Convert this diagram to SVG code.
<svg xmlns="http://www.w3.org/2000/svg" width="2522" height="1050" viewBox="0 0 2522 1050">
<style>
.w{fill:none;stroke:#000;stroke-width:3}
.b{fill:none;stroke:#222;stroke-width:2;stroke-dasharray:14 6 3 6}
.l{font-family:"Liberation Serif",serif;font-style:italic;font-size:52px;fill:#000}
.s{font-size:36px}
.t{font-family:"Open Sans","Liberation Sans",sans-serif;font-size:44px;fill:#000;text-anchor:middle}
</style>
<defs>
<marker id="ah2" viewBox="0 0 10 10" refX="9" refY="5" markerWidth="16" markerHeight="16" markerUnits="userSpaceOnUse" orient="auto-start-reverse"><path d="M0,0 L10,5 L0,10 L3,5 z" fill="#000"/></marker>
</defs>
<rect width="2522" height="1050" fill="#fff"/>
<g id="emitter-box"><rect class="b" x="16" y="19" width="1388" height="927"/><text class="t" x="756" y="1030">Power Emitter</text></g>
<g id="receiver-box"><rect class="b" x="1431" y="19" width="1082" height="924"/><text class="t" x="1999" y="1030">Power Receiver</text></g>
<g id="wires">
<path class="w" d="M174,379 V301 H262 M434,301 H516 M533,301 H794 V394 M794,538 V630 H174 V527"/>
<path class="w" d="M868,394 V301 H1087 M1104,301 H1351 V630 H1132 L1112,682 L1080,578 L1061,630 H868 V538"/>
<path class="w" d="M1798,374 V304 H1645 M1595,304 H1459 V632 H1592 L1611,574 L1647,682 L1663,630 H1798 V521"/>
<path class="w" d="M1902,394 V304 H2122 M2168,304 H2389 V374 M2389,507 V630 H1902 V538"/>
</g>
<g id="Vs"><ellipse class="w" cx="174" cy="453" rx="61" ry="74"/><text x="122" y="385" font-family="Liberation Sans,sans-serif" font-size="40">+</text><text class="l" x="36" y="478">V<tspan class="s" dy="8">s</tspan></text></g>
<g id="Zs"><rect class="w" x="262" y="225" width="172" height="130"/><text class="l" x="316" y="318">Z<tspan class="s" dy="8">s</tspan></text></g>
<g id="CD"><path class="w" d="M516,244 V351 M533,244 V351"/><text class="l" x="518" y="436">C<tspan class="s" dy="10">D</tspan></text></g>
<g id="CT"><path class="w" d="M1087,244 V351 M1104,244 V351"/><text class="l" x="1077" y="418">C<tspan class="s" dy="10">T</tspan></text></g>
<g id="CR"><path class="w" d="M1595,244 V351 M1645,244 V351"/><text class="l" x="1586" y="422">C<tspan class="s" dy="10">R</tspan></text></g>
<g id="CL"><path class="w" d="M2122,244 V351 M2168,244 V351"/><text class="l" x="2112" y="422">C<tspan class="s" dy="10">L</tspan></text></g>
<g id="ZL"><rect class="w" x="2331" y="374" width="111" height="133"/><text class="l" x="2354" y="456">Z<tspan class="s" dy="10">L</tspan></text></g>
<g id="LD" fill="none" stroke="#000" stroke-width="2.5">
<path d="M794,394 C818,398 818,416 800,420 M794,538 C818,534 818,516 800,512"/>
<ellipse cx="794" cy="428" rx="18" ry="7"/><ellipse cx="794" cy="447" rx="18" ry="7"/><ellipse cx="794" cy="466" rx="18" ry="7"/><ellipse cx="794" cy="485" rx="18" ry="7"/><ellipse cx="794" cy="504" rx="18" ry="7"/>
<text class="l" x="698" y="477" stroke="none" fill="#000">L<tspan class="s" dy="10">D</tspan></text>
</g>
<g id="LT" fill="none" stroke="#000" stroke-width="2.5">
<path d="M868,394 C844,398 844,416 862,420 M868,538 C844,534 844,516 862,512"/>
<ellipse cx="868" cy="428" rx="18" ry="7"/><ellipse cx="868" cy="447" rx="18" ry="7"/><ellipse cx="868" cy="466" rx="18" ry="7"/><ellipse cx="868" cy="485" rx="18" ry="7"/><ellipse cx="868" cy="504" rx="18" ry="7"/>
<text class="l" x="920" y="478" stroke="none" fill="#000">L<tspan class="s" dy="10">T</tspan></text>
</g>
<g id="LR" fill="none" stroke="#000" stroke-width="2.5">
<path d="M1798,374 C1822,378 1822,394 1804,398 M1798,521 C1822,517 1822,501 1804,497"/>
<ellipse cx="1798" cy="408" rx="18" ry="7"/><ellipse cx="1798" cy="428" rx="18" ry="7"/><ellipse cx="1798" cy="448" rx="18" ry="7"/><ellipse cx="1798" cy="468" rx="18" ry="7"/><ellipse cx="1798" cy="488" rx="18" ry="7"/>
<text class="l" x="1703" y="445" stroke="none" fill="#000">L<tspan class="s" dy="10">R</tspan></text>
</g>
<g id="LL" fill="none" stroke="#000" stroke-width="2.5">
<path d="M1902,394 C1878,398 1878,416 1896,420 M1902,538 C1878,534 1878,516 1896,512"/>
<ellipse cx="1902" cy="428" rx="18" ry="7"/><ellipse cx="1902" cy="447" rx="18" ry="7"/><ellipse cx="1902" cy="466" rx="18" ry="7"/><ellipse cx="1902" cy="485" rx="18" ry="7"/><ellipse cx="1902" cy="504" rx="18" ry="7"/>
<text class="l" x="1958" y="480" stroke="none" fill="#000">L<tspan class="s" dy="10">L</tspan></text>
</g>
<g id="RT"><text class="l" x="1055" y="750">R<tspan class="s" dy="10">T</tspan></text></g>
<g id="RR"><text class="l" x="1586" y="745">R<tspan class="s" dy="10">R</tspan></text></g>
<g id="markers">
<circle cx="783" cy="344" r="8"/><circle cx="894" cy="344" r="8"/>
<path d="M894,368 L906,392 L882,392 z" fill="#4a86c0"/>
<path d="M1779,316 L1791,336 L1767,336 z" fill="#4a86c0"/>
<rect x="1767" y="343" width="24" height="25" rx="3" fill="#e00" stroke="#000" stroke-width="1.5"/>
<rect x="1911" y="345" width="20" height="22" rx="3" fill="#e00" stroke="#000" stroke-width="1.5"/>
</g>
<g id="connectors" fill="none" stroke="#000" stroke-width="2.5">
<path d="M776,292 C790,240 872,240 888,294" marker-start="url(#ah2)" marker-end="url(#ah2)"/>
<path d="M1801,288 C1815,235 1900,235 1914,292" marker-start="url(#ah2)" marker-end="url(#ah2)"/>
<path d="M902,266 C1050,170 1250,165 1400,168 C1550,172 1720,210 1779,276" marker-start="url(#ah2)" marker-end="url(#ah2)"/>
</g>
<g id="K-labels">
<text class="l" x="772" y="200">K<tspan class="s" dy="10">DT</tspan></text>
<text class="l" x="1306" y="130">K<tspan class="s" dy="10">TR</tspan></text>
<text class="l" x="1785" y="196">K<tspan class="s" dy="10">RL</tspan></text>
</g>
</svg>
—————
Restate the listing above word for word.

## EXPECTED ANSWER
Convert this diagram to SVG code.
<svg xmlns="http://www.w3.org/2000/svg" width="2522" height="1050" viewBox="0 0 2522 1050">
<style>
.w{fill:none;stroke:#000;stroke-width:3}
.b{fill:none;stroke:#222;stroke-width:2;stroke-dasharray:14 6 3 6}
.l{font-family:"Liberation Serif",serif;font-style:italic;font-size:52px;fill:#000}
.s{font-size:36px}
.t{font-family:"Open Sans","Liberation Sans",sans-serif;font-size:44px;fill:#000;text-anchor:middle}
</style>
<defs>
<marker id="ah2" viewBox="0 0 10 10" refX="9" refY="5" markerWidth="16" markerHeight="16" markerUnits="userSpaceOnUse" orient="auto-start-reverse"><path d="M0,0 L10,5 L0,10 L3,5 z" fill="#000"/></marker>
</defs>
<rect width="2522" height="1050" fill="#fff"/>
<g id="emitter-box"><rect class="b" x="16" y="19" width="1388" height="927"/><text class="t" x="756" y="1030">Power Emitter</text></g>
<g id="receiver-box"><rect class="b" x="1431" y="19" width="1082" height="924"/><text class="t" x="1999" y="1030">Power Receiver</text></g>
<g id="wires">
<path class="w" d="M174,379 V301 H262 M434,301 H516 M533,301 H794 V394 M794,538 V630 H174 V527"/>
<path class="w" d="M868,394 V301 H1087 M1104,301 H1351 V630 H1132 L1112,682 L1080,578 L1061,630 H868 V538"/>
<path class="w" d="M1798,374 V304 H1645 M1595,304 H1459 V632 H1592 L1611,574 L1647,682 L1663,630 H1798 V521"/>
<path class="w" d="M1902,394 V304 H2122 M2168,304 H2389 V374 M2389,507 V630 H1902 V538"/>
</g>
<g id="Vs"><ellipse class="w" cx="174" cy="453" rx="61" ry="74"/><text x="122" y="385" font-family="Liberation Sans,sans-serif" font-size="40">+</text><text class="l" x="36" y="478">V<tspan class="s" dy="8">s</tspan></text></g>
<g id="Zs"><rect class="w" x="262" y="225" width="172" height="130"/><text class="l" x="316" y="318">Z<tspan class="s" dy="8">s</tspan></text></g>
<g id="CD"><path class="w" d="M516,244 V351 M533,244 V351"/><text class="l" x="518" y="436">C<tspan class="s" dy="10">D</tspan></text></g>
<g id="CT"><path class="w" d="M1087,244 V351 M1104,244 V351"/><text class="l" x="1077" y="418">C<tspan class="s" dy="10">T</tspan></text></g>
<g id="CR"><path class="w" d="M1595,244 V351 M1645,244 V351"/><text class="l" x="1586" y="422">C<tspan class="s" dy="10">R</tspan></text></g>
<g id="CL"><path class="w" d="M2122,244 V351 M2168,244 V351"/><text class="l" x="2112" y="422">C<tspan class="s" dy="10">L</tspan></text></g>
<g id="ZL"><rect class="w" x="2331" y="374" width="111" height="133"/><text class="l" x="2354" y="456">Z<tspan class="s" dy="10">L</tspan></text></g>
<g id="LD" fill="none" stroke="#000" stroke-width="2.5">
<path d="M794,394 C818,398 818,416 800,420 M794,538 C818,534 818,516 800,512"/>
<ellipse cx="794" cy="428" rx="18" ry="7"/><ellipse cx="794" cy="447" rx="18" ry="7"/><ellipse cx="794" cy="466" rx="18" ry="7"/><ellipse cx="794" cy="485" rx="18" ry="7"/><ellipse cx="794" cy="504" rx="18" ry="7"/>
<text class="l" x="698" y="477" stroke="none" fill="#000">L<tspan class="s" dy="10">D</tspan></text>
</g>
<g id="LT" fill="none" stroke="#000" stroke-width="2.5">
<path d="M868,394 C844,398 844,416 862,420 M868,538 C844,534 844,516 862,512"/>
<ellipse cx="868" cy="428" rx="18" ry="7"/><ellipse cx="868" cy="447" rx="18" ry="7"/><ellipse cx="868" cy="466" rx="18" ry="7"/><ellipse cx="868" cy="485" rx="18" ry="7"/><ellipse cx="868" cy="504" rx="18" ry="7"/>
<text class="l" x="920" y="478" stroke="none" fill="#000">L<tspan class="s" dy="10">T</tspan></text>
</g>
<g id="LR" fill="none" stroke="#000" stroke-width="2.5">
<path d="M1798,374 C1822,378 1822,394 1804,398 M1798,521 C1822,517 1822,501 1804,497"/>
<ellipse cx="1798" cy="408" rx="18" ry="7"/><ellipse cx="1798" cy="428" rx="18" ry="7"/><ellipse cx="1798" cy="448" rx="18" ry="7"/><ellipse cx="1798" cy="468" rx="18" ry="7"/><ellipse cx="1798" cy="488" rx="18" ry="7"/>
<text class="l" x="1703" y="445" stroke="none" fill="#000">L<tspan class="s" dy="10">R</tspan></text>
</g>
<g id="LL" fill="none" stroke="#000" stroke-width="2.5">
<path d="M1902,394 C1878,398 1878,416 1896,420 M1902,538 C1878,534 1878,516 1896,512"/>
<ellipse cx="1902" cy="428" rx="18" ry="7"/><ellipse cx="1902" cy="447" rx="18" ry="7"/><ellipse cx="1902" cy="466" rx="18" ry="7"/><ellipse cx="1902" cy="485" rx="18" ry="7"/><ellipse cx="1902" cy="504" rx="18" ry="7"/>
<text class="l" x="1958" y="480" stroke="none" fill="#000">L<tspan class="s" dy="10">L</tspan></text>
</g>
<g id="RT"><text class="l" x="1055" y="750">R<tspan class="s" dy="10">T</tspan></text></g>
<g id="RR"><text class="l" x="1586" y="745">R<tspan class="s" dy="10">R</tspan></text></g>
<g id="markers">
<circle cx="783" cy="344" r="8"/><circle cx="894" cy="344" r="8"/>
<path d="M894,368 L906,392 L882,392 z" fill="#4a86c0"/>
<path d="M1779,316 L1791,336 L1767,336 z" fill="#4a86c0"/>
<rect x="1767" y="343" width="24" height="25" rx="3" fill="#e00" stroke="#000" stroke-width="1.5"/>
<rect x="1911" y="345" width="20" height="22" rx="3" fill="#e00" stroke="#000" stroke-width="1.5"/>
</g>
<g id="connectors" fill="none" stroke="#000" stroke-width="2.5">
<path d="M776,292 C790,240 872,240 888,294" marker-start="url(#ah2)" marker-end="url(#ah2)"/>
<path d="M1801,288 C1815,235 1900,235 1914,292" marker-start="url(#ah2)" marker-end="url(#ah2)"/>
<path d="M902,266 C1050,170 1250,165 1400,168 C1550,172 1720,210 1779,276" marker-start="url(#ah2)" marker-end="url(#ah2)"/>
</g>
<g id="K-labels">
<text class="l" x="772" y="200">K<tspan class="s" dy="10">DT</tspan></text>
<text class="l" x="1306" y="130">K<tspan class="s" dy="10">TR</tspan></text>
<text class="l" x="1785" y="196">K<tspan class="s" dy="10">RL</tspan></text>
</g>
</svg>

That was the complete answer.